The bill is opposed by dozens of organizations, including the AFL-CIO, the National Active and Retired Federal Employees Association, the Financial Planning Coalition and the Consumer Federation of America.
The video of the Congressman's remarks can be viewed here (link is external).
Below are Cummings’s remarks, as prepared for delivery:
Thank you, Ranking Member Waters, for yielding me time and for your leadership on this issue.
I rise today to oppose H.R. 1090, the so-called “Retail Investor Protection Act” which is anything but a protection for investors.
Rather than protecting our constituents’ investments, this Act would prevent the Department of Labor from finalizing a rule to establish a fiduciary standard for investment advisors until the Securities and Exchange Commission (SEC) finalizes a rule first.
In essence, the bill before us would prevent the Labor Department from finalizing any rule at all.

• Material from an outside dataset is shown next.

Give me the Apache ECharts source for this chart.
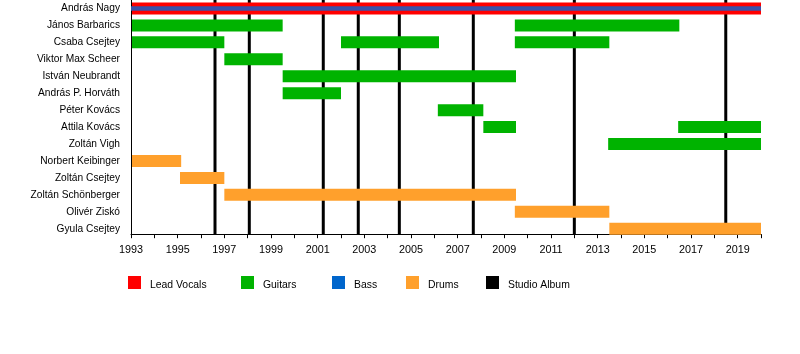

The Administration has already indicated it would veto this measure if it passed the Congress.
This past March, Senator Warren and I held a forum as part of our Middle Class Prosperity Project to consider the need for a strong fiduciary standard to protect Americans saving for retirement. We heard directly from Americans who had lost tens of thousands of dollars because they did not receive advice that was in their best interests.
In some cases, people may not even realize they have placed their trust in advisors who are not fiduciaries and have no obligation to act in their best interest.
One study found that Americans saving for retirement lose more than $43 billion on average each year because advisors don’t act in their clients’ best interests.
The real solution, as we learned in our forum, is to have a strong Conflict of Interest rule to ensure the advice Americans receive – advice they receive as paying customers – directs their hard-earned retirement savings to investments that will work best for them.
This House should not put roadblocks in the way of this common sense reform. I urge Members to oppose H.R. 1090.